(Figure scripts)
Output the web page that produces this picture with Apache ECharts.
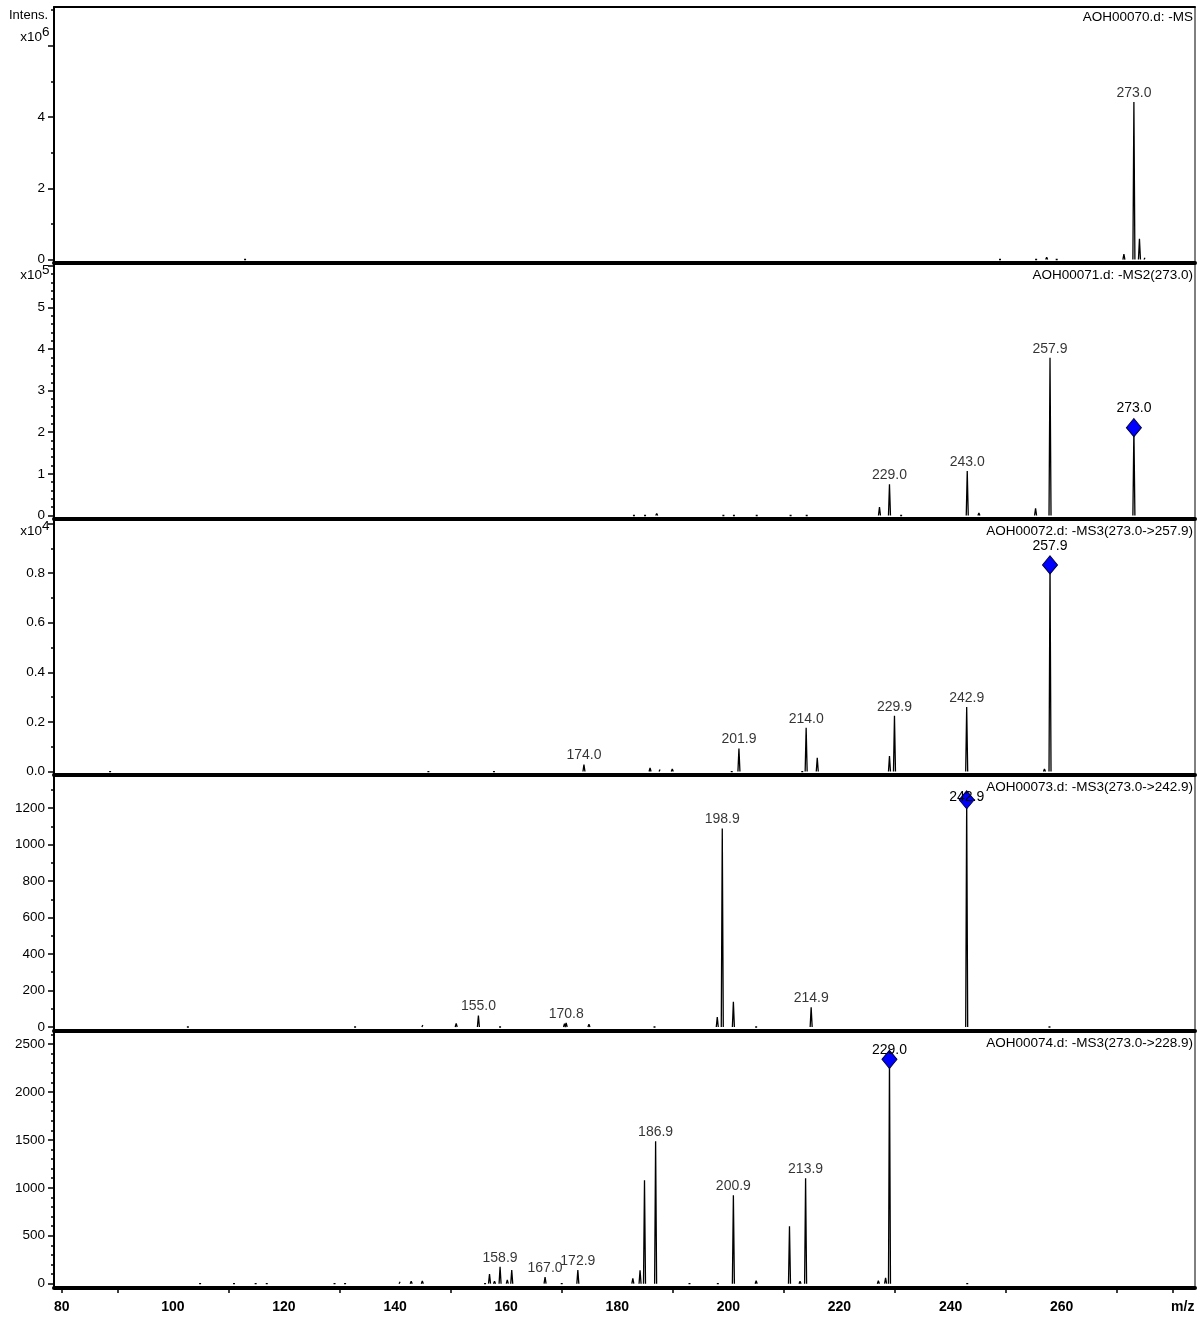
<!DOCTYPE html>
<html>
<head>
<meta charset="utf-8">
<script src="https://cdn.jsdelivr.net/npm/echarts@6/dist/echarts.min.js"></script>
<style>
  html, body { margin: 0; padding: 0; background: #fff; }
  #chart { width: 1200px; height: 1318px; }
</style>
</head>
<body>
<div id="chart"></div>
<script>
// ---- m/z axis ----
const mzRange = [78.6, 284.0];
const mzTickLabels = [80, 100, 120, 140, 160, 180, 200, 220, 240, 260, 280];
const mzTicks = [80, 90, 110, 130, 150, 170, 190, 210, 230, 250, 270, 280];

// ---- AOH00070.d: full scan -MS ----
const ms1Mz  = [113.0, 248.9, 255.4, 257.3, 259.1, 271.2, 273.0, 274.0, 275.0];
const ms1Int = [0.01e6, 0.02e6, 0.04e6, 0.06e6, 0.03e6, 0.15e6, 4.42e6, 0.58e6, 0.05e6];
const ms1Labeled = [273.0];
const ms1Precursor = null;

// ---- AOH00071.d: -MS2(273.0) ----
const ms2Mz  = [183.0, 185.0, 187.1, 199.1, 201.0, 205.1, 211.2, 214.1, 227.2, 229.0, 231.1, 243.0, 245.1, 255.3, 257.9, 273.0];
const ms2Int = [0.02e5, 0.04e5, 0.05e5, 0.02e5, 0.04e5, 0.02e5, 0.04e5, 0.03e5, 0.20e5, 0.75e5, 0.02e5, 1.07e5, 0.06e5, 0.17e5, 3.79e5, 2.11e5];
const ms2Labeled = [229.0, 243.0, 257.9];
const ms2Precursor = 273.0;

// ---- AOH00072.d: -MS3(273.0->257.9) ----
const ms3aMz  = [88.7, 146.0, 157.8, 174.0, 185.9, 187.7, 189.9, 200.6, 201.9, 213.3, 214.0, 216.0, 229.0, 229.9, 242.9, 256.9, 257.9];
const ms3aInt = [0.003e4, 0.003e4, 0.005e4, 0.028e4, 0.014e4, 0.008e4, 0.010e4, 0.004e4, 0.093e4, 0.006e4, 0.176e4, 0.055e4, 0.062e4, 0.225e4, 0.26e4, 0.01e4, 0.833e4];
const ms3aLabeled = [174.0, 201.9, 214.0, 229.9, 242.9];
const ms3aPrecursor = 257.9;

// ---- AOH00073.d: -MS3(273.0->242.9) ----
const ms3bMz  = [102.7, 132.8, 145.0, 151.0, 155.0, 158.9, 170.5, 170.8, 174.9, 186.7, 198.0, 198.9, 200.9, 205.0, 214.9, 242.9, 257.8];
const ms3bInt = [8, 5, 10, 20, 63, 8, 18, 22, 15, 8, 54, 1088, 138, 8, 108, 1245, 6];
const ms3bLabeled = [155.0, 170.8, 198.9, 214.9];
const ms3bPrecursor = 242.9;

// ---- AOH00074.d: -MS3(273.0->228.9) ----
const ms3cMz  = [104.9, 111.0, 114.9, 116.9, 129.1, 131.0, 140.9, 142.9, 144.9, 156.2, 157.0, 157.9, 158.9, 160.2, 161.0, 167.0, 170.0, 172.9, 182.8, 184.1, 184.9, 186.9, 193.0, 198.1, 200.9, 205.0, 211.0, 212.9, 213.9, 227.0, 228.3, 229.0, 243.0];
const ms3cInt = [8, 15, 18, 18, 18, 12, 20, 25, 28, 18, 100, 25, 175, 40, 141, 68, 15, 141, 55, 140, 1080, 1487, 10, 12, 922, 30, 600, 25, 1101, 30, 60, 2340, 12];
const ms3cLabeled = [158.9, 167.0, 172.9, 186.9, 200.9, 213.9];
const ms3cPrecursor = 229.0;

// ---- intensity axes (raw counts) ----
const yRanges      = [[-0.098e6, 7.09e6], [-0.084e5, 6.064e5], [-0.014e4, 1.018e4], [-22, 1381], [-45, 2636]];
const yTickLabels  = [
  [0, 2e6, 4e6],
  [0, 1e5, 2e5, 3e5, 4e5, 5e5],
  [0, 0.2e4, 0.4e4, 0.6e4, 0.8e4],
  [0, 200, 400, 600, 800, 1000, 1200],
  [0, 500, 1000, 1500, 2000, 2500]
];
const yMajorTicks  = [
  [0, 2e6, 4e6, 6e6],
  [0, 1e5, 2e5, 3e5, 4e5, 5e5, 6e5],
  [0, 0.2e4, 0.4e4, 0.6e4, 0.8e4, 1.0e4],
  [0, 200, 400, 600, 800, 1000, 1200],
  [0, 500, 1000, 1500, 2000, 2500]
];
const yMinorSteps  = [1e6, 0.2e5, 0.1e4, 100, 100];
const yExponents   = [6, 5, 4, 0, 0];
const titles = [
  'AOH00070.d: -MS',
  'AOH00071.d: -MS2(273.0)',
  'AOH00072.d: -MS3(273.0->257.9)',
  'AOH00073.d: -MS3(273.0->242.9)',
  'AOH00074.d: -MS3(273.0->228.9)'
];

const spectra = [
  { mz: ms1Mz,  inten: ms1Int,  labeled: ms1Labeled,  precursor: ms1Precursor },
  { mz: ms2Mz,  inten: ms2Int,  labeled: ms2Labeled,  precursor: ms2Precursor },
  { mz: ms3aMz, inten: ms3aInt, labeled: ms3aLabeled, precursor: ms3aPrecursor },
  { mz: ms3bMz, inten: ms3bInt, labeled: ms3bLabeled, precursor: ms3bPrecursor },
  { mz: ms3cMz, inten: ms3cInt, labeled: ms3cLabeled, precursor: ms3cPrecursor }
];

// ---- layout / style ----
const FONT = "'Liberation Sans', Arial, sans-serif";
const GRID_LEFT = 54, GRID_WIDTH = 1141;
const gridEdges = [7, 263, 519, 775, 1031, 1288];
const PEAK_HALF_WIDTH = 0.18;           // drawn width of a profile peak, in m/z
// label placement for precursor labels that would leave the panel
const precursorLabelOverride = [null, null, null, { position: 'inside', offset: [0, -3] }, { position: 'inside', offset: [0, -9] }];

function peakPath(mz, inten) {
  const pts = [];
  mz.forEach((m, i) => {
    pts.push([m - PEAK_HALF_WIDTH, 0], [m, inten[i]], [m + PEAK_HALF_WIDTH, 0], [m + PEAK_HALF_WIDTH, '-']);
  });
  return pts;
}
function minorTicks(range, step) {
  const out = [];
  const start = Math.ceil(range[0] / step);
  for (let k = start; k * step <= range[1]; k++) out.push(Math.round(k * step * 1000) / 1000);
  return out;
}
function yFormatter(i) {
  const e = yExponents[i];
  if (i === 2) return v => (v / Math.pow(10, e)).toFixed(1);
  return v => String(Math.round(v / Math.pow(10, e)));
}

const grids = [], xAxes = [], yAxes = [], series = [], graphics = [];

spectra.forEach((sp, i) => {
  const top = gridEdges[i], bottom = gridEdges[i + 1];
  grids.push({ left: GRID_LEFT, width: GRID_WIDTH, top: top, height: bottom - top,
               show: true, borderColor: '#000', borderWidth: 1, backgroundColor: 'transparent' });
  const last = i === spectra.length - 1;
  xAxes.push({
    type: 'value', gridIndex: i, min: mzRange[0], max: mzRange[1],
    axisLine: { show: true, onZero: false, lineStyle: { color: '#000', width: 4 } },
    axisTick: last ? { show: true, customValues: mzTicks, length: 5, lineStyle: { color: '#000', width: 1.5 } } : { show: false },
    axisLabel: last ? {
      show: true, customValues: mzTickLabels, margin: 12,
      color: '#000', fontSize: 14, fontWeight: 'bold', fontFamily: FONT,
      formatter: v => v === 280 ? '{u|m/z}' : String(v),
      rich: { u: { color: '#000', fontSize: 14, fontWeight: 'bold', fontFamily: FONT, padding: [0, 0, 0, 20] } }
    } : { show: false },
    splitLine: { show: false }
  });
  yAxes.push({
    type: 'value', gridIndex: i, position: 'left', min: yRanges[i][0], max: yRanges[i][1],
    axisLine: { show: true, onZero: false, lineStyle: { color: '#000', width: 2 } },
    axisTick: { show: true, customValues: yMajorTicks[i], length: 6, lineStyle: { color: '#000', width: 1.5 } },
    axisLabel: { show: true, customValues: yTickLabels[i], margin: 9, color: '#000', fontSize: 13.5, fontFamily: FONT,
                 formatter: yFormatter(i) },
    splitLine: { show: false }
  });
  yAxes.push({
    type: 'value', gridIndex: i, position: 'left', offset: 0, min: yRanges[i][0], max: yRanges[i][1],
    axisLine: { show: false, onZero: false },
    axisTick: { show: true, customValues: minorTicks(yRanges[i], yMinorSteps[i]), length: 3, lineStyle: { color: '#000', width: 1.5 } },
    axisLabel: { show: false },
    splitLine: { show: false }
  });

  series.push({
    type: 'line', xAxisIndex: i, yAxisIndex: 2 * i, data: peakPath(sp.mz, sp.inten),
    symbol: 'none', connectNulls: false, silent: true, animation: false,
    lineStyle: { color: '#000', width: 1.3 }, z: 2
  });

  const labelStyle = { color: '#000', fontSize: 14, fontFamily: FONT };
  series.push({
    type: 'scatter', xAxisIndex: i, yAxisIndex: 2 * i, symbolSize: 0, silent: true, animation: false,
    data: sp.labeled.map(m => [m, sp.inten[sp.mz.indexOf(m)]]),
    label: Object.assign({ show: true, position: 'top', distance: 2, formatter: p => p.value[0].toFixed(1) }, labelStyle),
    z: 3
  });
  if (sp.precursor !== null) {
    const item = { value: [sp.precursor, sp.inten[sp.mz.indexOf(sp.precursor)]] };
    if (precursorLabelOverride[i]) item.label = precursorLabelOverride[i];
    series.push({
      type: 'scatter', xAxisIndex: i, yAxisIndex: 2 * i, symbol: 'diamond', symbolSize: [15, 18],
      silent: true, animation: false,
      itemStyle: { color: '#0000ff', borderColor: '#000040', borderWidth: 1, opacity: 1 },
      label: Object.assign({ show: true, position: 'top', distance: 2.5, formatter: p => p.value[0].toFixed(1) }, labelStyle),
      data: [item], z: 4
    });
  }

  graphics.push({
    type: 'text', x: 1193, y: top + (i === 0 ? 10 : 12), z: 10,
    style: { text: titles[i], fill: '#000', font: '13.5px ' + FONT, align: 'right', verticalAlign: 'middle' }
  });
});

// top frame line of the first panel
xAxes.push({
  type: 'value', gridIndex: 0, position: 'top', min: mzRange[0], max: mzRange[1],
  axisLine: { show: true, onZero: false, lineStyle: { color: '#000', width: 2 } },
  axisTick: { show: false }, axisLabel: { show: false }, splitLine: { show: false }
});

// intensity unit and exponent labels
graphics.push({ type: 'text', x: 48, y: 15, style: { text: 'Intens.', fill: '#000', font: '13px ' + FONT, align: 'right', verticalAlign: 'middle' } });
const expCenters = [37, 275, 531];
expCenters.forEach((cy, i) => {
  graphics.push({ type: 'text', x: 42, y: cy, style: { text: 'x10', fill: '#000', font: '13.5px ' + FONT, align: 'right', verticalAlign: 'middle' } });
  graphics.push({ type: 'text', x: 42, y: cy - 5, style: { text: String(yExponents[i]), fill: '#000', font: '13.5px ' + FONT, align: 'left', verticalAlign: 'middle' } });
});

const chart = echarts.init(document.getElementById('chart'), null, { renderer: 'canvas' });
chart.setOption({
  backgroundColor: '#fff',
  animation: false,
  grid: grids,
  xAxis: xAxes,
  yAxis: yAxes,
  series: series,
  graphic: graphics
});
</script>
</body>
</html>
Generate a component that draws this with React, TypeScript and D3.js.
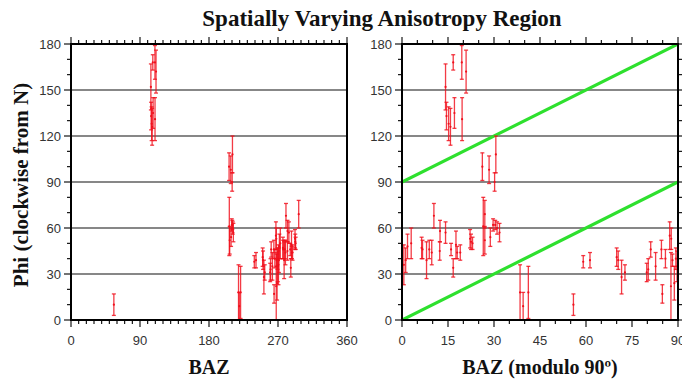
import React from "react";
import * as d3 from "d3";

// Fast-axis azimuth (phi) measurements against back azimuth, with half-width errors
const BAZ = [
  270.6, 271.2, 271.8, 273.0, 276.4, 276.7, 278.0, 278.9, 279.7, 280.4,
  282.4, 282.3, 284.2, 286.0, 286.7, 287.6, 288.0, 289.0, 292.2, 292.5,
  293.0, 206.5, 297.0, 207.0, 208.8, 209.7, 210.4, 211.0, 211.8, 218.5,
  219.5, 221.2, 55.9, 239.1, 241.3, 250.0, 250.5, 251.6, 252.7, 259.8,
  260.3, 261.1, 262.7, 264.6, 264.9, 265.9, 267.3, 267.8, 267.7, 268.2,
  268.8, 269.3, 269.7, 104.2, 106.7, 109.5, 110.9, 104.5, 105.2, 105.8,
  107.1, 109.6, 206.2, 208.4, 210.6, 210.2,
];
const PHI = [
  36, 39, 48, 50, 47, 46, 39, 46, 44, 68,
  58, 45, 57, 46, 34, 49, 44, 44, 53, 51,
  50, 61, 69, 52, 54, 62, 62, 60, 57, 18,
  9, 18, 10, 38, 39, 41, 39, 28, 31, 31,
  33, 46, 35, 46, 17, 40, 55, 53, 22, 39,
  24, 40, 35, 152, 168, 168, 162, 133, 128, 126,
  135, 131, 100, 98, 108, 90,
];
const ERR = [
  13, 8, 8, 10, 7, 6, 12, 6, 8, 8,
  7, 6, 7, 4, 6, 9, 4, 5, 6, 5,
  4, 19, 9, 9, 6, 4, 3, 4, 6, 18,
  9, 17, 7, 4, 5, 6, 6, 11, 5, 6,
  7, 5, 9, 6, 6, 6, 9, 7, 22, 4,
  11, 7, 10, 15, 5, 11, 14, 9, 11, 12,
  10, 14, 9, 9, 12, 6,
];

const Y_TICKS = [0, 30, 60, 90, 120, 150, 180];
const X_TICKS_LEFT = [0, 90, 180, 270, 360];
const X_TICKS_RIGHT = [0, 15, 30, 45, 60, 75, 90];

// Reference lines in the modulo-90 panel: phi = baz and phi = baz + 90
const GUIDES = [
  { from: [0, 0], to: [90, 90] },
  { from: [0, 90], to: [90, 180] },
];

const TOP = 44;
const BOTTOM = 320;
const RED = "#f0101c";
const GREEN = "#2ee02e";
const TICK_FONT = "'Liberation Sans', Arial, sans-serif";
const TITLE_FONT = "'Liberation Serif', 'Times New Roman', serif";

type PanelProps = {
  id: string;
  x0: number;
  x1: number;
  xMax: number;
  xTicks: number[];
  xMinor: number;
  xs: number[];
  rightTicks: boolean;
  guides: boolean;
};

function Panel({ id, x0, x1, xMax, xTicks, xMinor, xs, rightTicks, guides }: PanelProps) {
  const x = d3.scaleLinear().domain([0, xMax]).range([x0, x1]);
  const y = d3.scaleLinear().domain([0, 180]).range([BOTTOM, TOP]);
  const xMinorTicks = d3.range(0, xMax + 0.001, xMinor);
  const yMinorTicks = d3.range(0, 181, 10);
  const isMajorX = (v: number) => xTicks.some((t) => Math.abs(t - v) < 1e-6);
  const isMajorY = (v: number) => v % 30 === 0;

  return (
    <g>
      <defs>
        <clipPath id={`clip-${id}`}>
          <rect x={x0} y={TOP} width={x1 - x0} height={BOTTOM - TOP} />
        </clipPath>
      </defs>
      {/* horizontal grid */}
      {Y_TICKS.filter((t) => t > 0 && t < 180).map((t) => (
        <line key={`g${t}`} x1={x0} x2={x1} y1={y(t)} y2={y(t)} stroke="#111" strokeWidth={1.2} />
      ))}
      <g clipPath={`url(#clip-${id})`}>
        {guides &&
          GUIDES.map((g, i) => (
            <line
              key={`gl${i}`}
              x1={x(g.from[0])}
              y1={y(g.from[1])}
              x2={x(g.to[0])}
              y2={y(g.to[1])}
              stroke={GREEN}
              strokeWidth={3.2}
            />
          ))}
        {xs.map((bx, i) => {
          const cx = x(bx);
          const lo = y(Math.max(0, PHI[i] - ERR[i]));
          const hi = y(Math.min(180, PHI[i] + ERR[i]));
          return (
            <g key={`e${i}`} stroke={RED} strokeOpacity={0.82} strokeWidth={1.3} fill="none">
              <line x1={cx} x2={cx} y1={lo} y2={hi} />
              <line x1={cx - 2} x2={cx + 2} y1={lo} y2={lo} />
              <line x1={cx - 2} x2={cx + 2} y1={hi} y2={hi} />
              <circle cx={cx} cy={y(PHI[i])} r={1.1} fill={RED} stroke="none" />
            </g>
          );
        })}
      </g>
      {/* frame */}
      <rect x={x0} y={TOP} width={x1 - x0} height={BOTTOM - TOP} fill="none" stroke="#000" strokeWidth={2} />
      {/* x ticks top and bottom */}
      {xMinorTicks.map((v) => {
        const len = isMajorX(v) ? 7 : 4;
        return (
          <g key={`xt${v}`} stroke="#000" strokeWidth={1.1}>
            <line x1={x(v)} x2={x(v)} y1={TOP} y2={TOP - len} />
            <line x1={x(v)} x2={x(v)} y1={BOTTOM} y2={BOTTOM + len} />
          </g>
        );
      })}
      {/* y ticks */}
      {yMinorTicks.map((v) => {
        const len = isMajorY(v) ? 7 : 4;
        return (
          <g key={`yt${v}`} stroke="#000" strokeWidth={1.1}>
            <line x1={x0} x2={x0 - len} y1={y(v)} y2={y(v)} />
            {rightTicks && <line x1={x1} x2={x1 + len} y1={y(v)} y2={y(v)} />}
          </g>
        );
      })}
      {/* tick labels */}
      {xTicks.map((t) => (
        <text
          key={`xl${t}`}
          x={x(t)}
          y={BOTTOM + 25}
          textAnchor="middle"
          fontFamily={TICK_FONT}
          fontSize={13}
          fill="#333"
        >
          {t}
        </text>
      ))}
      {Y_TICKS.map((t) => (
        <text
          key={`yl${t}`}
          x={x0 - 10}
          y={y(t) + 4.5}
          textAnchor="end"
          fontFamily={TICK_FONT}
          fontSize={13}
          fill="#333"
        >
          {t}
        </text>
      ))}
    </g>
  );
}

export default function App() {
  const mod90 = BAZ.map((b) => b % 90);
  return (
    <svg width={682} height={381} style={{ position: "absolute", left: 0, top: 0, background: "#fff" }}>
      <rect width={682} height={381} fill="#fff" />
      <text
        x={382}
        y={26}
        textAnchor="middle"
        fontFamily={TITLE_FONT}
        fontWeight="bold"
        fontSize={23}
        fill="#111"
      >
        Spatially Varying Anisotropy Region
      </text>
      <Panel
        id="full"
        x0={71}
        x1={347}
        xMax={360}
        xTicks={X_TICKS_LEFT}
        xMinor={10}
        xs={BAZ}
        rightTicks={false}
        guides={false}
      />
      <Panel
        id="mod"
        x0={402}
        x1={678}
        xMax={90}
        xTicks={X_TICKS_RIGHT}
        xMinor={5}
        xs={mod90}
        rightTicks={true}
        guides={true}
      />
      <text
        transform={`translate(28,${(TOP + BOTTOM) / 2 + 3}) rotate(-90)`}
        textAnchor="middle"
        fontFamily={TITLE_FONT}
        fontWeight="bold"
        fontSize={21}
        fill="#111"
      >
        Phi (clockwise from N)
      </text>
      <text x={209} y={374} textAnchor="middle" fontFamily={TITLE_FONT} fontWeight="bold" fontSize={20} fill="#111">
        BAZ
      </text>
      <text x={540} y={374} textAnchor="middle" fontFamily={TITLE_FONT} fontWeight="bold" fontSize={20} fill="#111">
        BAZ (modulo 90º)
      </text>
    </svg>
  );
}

(SET EXERCISE): In the listing above, find the line with "Generate a component" and the line with "import * as". Copy exactly those lines and all between them, minus the images.

(COMPLETED EXERCISE):
Generate a component that draws this with React, TypeScript and D3.js.
import React from "react";
import * as d3 from "d3";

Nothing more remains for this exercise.